New UN resolution on North Korea close
The draft resolution will be discussed at a meeting of the full 15-nation Security Council, then it will be put to a vote on Friday.
The proposed sanctions aim to further curtail North Korea's financial dealings with the outside world, freeze company assets and expand an arms embargo.
It will also demand Pyongyang return to talks about its weapons program and halt further nuclear tests.
However, according to Russia’s UN envoy Vitaly Churkin, the draft resolution rules out the use of force. "The resolution excludes any use-of-force measures for solving the problems that have arisen," he said.
The official went on to say that the document left the door open to resuming negotiations and the possibility of revoking the sanctions.
He noted that a “political message” should be sent by the resolution, pointing out that the current situation contains “proliferation risks.”

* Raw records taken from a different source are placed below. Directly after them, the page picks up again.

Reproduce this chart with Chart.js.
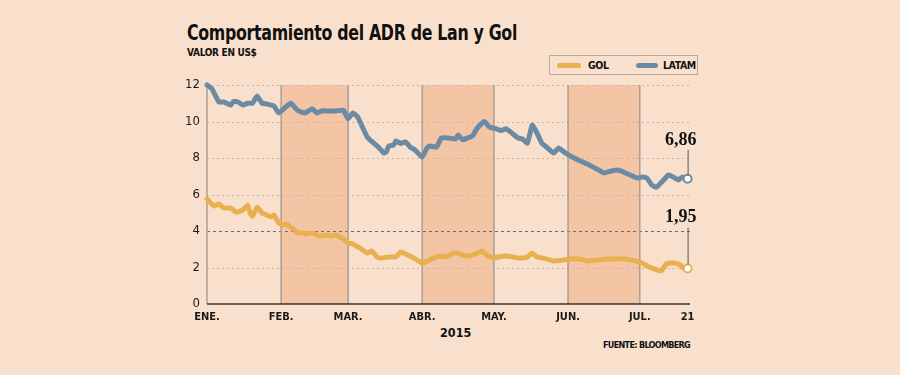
<!DOCTYPE html>
<html>
<head>
<meta charset="utf-8">
<script src="https://cdn.jsdelivr.net/npm/chart.js@4.4.0/dist/chart.umd.min.js"></script>
<style>
  html, body { margin:0; padding:0; background:#f9e0cd; }
  body { width:900px; height:375px; position:relative; overflow:hidden; font-family:"DejaVu Sans Condensed","DejaVu Sans",sans-serif; color:#111; }
  #c { position:absolute; left:0; top:0; }
  .t { position:absolute; white-space:nowrap; }
  #title { left:187px; top:20px; font-size:22px; font-weight:bold; letter-spacing:-0.4px; transform-origin:0 0; }
  #sub { left:187px; top:47px; font-size:10px; font-weight:bold; letter-spacing:-0.3px; }
  #legend { position:absolute; left:549px; top:55px; width:147px; height:18px; border:1px solid #b9aaa0; }
  .li { position:absolute; top:0; height:18px; line-height:18px; font-size:10.5px; font-weight:bold; letter-spacing:-0.4px; }
  .sw { position:absolute; top:7px; height:5px; border-radius:3px; }
  #year { left:440px; top:325px; font-size:12.5px; font-weight:bold; }
  #src { left:603px; top:340px; font-size:9px; font-weight:bold; letter-spacing:-0.7px; }
</style>
</head>
<body>
<div class="t" id="title">Comportamiento del ADR de Lan y Gol</div>
<div class="t" id="sub">VALOR EN US$</div>
<div id="legend"></div>
<div class="t" id="year">2015</div>
<div class="t" id="src">FUENTE: BLOOMBERG</div>
<canvas id="c" width="900" height="375"></canvas>
<script>
// ---- data (x = days since 1 Jan 2015) ----
const monthTicks  = [0, 31, 59, 90, 120, 151, 181, 201];
const monthLabels = ['ENE.', 'FEB.', 'MAR.', 'ABR.', 'MAY.', 'JUN.', 'JUL.', '21'];
const shadedMonths = [[31, 59], [90, 120], [151, 181]];
const yTicks = [0, 2, 4, 6, 8, 10, 12];

const seriesNames  = ['GOL', 'LATAM'];
const seriesColors = ['#e9b04f', '#6b8ba4'];
const endLabels    = ['1,95', '6,86'];

const latamDays = [0, 2, 5, 7, 10, 11, 13, 15, 17, 19, 21, 23, 25, 28, 30, 33, 35, 38, 41, 44, 46, 48, 51, 54, 57, 59, 61, 63, 65, 67, 69, 72, 74, 75, 76, 78, 79, 81, 83, 85, 87, 90, 92, 93, 96, 98, 101, 104, 105, 107, 109, 111, 113, 116, 118, 121, 123, 125, 127, 130, 132, 134, 136, 138, 140, 142, 145, 147, 150, 155, 159, 163, 166, 169, 172, 175, 178, 180, 182, 184, 186, 188, 191, 193, 195, 197, 199, 201];
const latamValues = [12.0, 11.8, 11.07, 11.07, 10.9, 11.1, 11.07, 10.9, 11.0, 11.0, 11.4, 11.0, 10.96, 10.85, 10.47, 10.8, 11.0, 10.6, 10.47, 10.7, 10.47, 10.58, 10.58, 10.58, 10.62, 10.15, 10.47, 10.25, 9.7, 9.15, 8.9, 8.55, 8.27, 8.33, 8.66, 8.7, 8.93, 8.8, 8.88, 8.6, 8.44, 8.05, 8.55, 8.66, 8.6, 9.1, 9.1, 9.04, 9.26, 9.0, 9.1, 9.2, 9.64, 10.0, 9.7, 9.6, 9.5, 9.6, 9.42, 9.1, 9.04, 8.82, 9.8, 9.37, 8.82, 8.6, 8.27, 8.55, 8.27, 7.9, 7.67, 7.4, 7.18, 7.29, 7.34, 7.18, 7.01, 6.9, 6.96, 6.9, 6.52, 6.4, 6.8, 7.07, 6.96, 6.8, 6.96, 6.86];

const golDays = [0, 2, 3, 5, 7, 10, 12, 15, 17, 18, 19, 21, 23, 25, 27, 28, 30, 32, 33, 35, 38, 40, 41, 43, 45, 47, 50, 52, 54, 57, 59, 61, 63, 64, 67, 69, 71, 73, 76, 79, 81, 84, 87, 90, 93, 96, 98, 100, 103, 105, 108, 111, 113, 115, 117, 120, 122, 125, 128, 130, 132, 134, 136, 138, 142, 145, 149, 152, 156, 159, 163, 167, 171, 175, 179, 182, 184, 187, 190, 192, 195, 198, 199, 201];
const golValues = [5.75, 5.48, 5.37, 5.48, 5.26, 5.26, 5.04, 5.15, 5.42, 4.99, 4.82, 5.3, 4.99, 4.88, 4.77, 4.88, 4.44, 4.33, 4.38, 4.22, 3.89, 3.89, 3.84, 3.89, 3.84, 3.73, 3.78, 3.73, 3.78, 3.56, 3.34, 3.29, 3.12, 3.07, 2.79, 2.9, 2.58, 2.52, 2.58, 2.58, 2.85, 2.68, 2.47, 2.25, 2.41, 2.58, 2.63, 2.58, 2.79, 2.79, 2.63, 2.68, 2.79, 2.9, 2.68, 2.52, 2.58, 2.63, 2.58, 2.52, 2.52, 2.58, 2.79, 2.58, 2.47, 2.36, 2.41, 2.47, 2.47, 2.36, 2.41, 2.47, 2.47, 2.47, 2.36, 2.25, 2.08, 1.92, 1.81, 2.19, 2.25, 2.14, 1.97, 1.95];

// ---- title fit ----
const titleEl = document.getElementById('title');
const tw = titleEl.getBoundingClientRect().width;
titleEl.style.transform = 'scaleX(' + (330 / tw) + ')';

// ---- legend ----
const legend = document.getElementById('legend');
const legendPos = [[7, 24, 38], [86, 22, 113]];
seriesNames.forEach((n, i) => {
  const sw = document.createElement('div');
  sw.className = 'sw';
  sw.style.left = legendPos[i][0] + 'px';
  sw.style.width = legendPos[i][1] + 'px';
  sw.style.background = seriesColors[i];
  legend.appendChild(sw);
  const tx = document.createElement('div');
  tx.className = 'li';
  tx.style.left = legendPos[i][2] + 'px';
  tx.textContent = n;
  legend.appendChild(tx);
});

const backPlugin = {
  id: 'back',
  beforeDatasetsDraw(chart) {
    const { ctx, chartArea: a, scales: { x, y } } = chart;
    ctx.save();
    ctx.fillStyle = '#f3c5a5';
    shadedMonths.forEach(([s, e]) => {
      const x0 = x.getPixelForValue(s), x1 = x.getPixelForValue(e);
      ctx.fillRect(x0, a.top, x1 - x0, a.bottom - a.top);
    });
    yTicks.forEach(v => {
      if (v === 0) return;
      const py = Math.round(y.getPixelForValue(v)) + 0.5;
      ctx.beginPath();
      if (v === 4) { ctx.strokeStyle = '#6f6a66'; ctx.setLineDash([3, 3]); ctx.lineWidth = 1; }
      else { ctx.strokeStyle = '#cdb3a2'; ctx.setLineDash([2, 3]); ctx.lineWidth = 1; }
      ctx.moveTo(a.left, py); ctx.lineTo(a.right, py); ctx.stroke();
    });
    ctx.setLineDash([]);
    ctx.strokeStyle = '#ab9e96';
    ctx.lineWidth = 1.5;
    monthTicks.slice(0, 7).forEach(v => {
      const px = x.getPixelForValue(v);
      ctx.beginPath(); ctx.moveTo(px, a.top); ctx.lineTo(px, a.bottom); ctx.stroke();
    });
    ctx.strokeStyle = '#333';
    ctx.lineWidth = 1.5;
    ctx.beginPath(); ctx.moveTo(a.left, a.bottom); ctx.lineTo(a.right, a.bottom); ctx.stroke();
    ctx.restore();
  }
};

const labelOffsets = [46, 34];
const endPlugin = {
  id: 'endLabels',
  afterDatasetsDraw(chart) {
    const { ctx } = chart;
    ctx.save();
    chart.data.datasets.forEach((ds, i) => {
      const meta = chart.getDatasetMeta(i);
      const pt = meta.data[meta.data.length - 1];
      const ty = pt.y - labelOffsets[i];
      ctx.strokeStyle = '#555';
      ctx.lineWidth = 1;
      ctx.beginPath(); ctx.moveTo(pt.x + 0.5, ty + 5); ctx.lineTo(pt.x + 0.5, pt.y - 4); ctx.stroke();
      ctx.fillStyle = '#111';
      ctx.font = 'bold 18px "Liberation Serif", serif';
      ctx.textAlign = 'right';
      ctx.textBaseline = 'alphabetic';
      ctx.fillText(endLabels[i], pt.x + 9, ty);
    });
    ctx.restore();
  }
};

function lastOnly(r) { return (c) => c.dataIndex === c.dataset.data.length - 1 ? r : 0; }

new Chart(document.getElementById('c'), {
  type: 'line',
  data: {
    datasets: [
      { label: seriesNames[0], data: golDays.map((d, i) => ({ x: d, y: golValues[i] })) },
      { label: seriesNames[1], data: latamDays.map((d, i) => ({ x: d, y: latamValues[i] })) }
    ].map((d, i) => Object.assign(d, {
      borderColor: seriesColors[i],
      borderWidth: 5,
      tension: 0.15,
      borderCapStyle: 'round',
      borderJoinStyle: 'round',
      pointRadius: lastOnly(4),
      pointBorderWidth: 2,
      pointBackgroundColor: '#ffffff',
      pointBorderColor: seriesColors[i],
      clip: false
    }))
  },
  options: {
    responsive: false,
    animation: false,
    events: [],
    layout: { padding: { left: 180, right: 210, top: 85, bottom: 51 } },
    scales: {
      x: {
        type: 'linear', min: 0, max: 202,
        afterBuildTicks: s => { s.ticks = monthTicks.map(v => ({ value: v })); },
        afterFit: s => { s.height = 20; },
        ticks: {
          autoSkip: false, maxRotation: 0, padding: 7,
          callback: v => monthLabels[monthTicks.indexOf(v)],
          color: '#1a1a1a',
          font: { family: '"DejaVu Sans Condensed", sans-serif', size: 11, weight: 'bold' }
        },
        grid: { display: false, drawTicks: false },
        border: { display: false }
      },
      y: {
        min: 0, max: 12,
        afterBuildTicks: s => { s.ticks = yTicks.map(v => ({ value: v })); },
        afterFit: s => { s.width = 27; },
        ticks: {
          padding: 7, color: '#1a1a1a',
          font: { family: '"DejaVu Sans Condensed", sans-serif', size: 13 }
        },
        grid: { display: false, drawTicks: false },
        border: { display: false }
      }
    },
    plugins: { legend: { display: false }, tooltip: { enabled: false } }
  },
  plugins: [backPlugin, endPlugin]
});
</script>
</body>
</html>
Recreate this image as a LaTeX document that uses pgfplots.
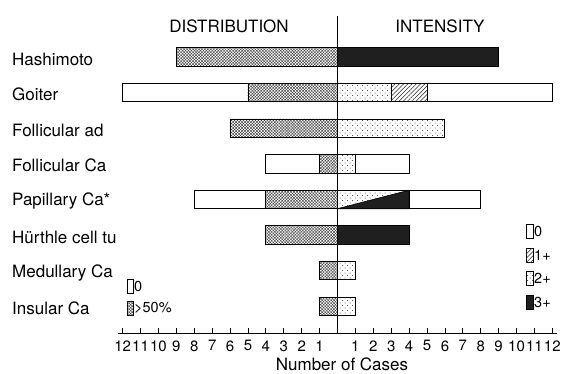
\documentclass[border=0pt]{standalone}
\usepackage{fontspec}
\setmainfont{TeX Gyre Heros}
\usepackage{pgfplots}
\pgfplotsset{compat=1.18}
\usetikzlibrary{patterns,patterns.meta}
\tikzset{
  bw/.style={line width=0.9pt, draw=black},
  s0/.style={bw, fill=white},
  sdense/.style={bw, fill=white,
     postaction={pattern={Lines[angle=45,distance=2.1pt,line width=0.35pt]}, pattern color=black!85},
     postaction={pattern={Lines[angle=-45,distance=2.1pt,line width=0.35pt]}, pattern color=black!85}},
  s1/.style={bw, fill=white,
     postaction={pattern={Lines[angle=45,distance=3pt,line width=0.5pt]}, pattern color=black!85}},
  s2/.style={bw, fill=white,
     postaction={pattern={Dots[distance=5pt,radius=0.5pt]}, pattern color=black!80},
     postaction={pattern={Dots[distance=5pt,radius=0.5pt,xshift=2.5pt,yshift=2.5pt]}, pattern color=black!80}},
  s3/.style={bw, fill=black!88},
  mybar/.style={xbar, bar width=18.5pt, bar shift=0pt},
}
\newcommand{\bigf}{\fontsize{17}{20}\selectfont}
\newcommand{\midf}{\fontsize{14.5}{16}\selectfont}
\begin{document}
\begin{tikzpicture}
\useasboundingbox (0,0) rectangle (561pt,373pt);
\begin{axis}[
  at={(118.2pt,40pt)}, anchor=south west,
  scale only axis, width=438.6pt, height=317pt,
  xmin=-12.25, xmax=12.25, ymin=-1.15, ymax=7.75,
  y dir=reverse, clip=false,
  axis x line=bottom, axis y line=none,
  x axis line style={-, line width=0.9pt},
  xtick={-12,-11,-10,-9,-8,-7,-6,-5,-4,-3,-2,-1,1,2,3,4,5,6,7,8,9,10,11,12},
  xticklabels={12,11,10,9,8,7,6,5,4,3,2,1,1,2,3,4,5,6,7,8,9,10,11,12},
  /pgf/number format/assume math mode=true,
  xticklabel style={font=\fontsize{15}{16}\selectfont, yshift=-4pt},
  tick align=inside, major tick length=5pt,
  xtick style={line width=0.8pt, black},
  ytick=\empty,
]
% distribution (left)
\addplot[mybar, s0] coordinates {(-12,1) (-4,3) (-8,4)};
\addplot[mybar, sdense] coordinates {(-9,0) (-5,1) (-6,2) (-1,3) (-4,4) (-4,5) (-1,6) (-1,7)};
% intensity (right)
\addplot[mybar, s0] coordinates {(12,1) (4,3) (8,4)};
\addplot[mybar, s1] coordinates {(5,1)};
\addplot[mybar, s2] coordinates {(3,1) (6,2) (1,3) (4,4) (1,6) (1,7)};
\addplot[mybar, s3] coordinates {(9,0) (4,5)};
% Papillary Ca: 3+ part of the split bar
\addplot[s3, line width=0.6pt] coordinates {(0,4.26) (4,4.26) (4,3.74) (0,4.26)};
\draw[line width=0.8pt] (axis cs:0,-1.15) -- (axis cs:0,7.75);
\end{axis}
% titles
\node[font=\bigf] at (229pt,347pt) {DISTRIBUTION};
\node[font=\bigf] at (440pt,347pt) {INTENSITY};
\node[font=\bigf, inner sep=0pt] at (342pt,9pt) {Number of Cases};
% category labels
\foreach \t/\y in {Hashimoto/314, Goiter/278.4, Follicular ad/242.8, Follicular Ca/207.2, Papillary Ca*/171.6, Hürthle cell tu/136, Medullary Ca/100.4, Insular Ca/64.8}
  \node[anchor=west, font=\bigf, inner sep=0pt] at (12pt,\y pt) {\t};
% legend right (intensity)
\draw[s0] (526pt,135pt) rectangle (533pt,149pt);
\draw[s1] (526pt,111pt) rectangle (533pt,125pt);
\draw[s2] (526pt,88pt) rectangle (533pt,102pt);
\draw[s3] (526pt,64pt) rectangle (533pt,78pt);
\node[anchor=west, font=\midf, inner sep=0pt] at (534pt,142pt) {0};
\node[anchor=west, font=\midf, inner sep=0pt] at (534pt,118pt) {1+};
\node[anchor=west, font=\midf, inner sep=0pt] at (534pt,95pt) {2+};
\node[anchor=west, font=\midf, inner sep=0pt] at (534pt,71pt) {3+};
% legend left (distribution)
\draw[s0] (127pt,80pt) rectangle (133pt,94pt);
\draw[sdense] (127pt,58pt) rectangle (133pt,72pt);
\node[anchor=west, font=\midf, inner sep=0pt] at (134pt,87pt) {0};
\node[anchor=west, font=\midf, inner sep=0pt] at (134pt,65pt) {>50\%};
\end{tikzpicture}
\end{document}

Meanwhile, Russian Foreign Minister Sergey Lavrov has discussed North Korea during a meeting with his German counterpart Frank-Walter Steinmeier in Moscow.
“We concentrated on the issues that are particularly urgent today – disarmament, arms control, non-proliferation,” the Russian minister said. “It is enough to mention the recent nuclear test in North Korea, which essentially annulled the progress we have achieved in strengthening the Non-Proliferation Treaty and in decreasing tension in North East Asia. The UN Security Council will soon offer a collective response to the situation.”
Lavrov also called for the resumption of six-party talks on the denuclearization of the Korean Peninsula.
For more than two weeks Russia, the US, Britain, France, China, Japan, and South Korea have been working on a draft resolution to respond to the underground nuclear test that North Korea carried out on May 25.
Meanwhile, there have been growing tensions over reports that North Korea is planning to carry out a new long-range missile test.
Elsewhere, White House officials have announced that the United States could shoot down any North Korean missile if it was fired towards America.
Defense Secretary Robert Gates said the US is capable of protecting itself against any North Korean threat for a number of years.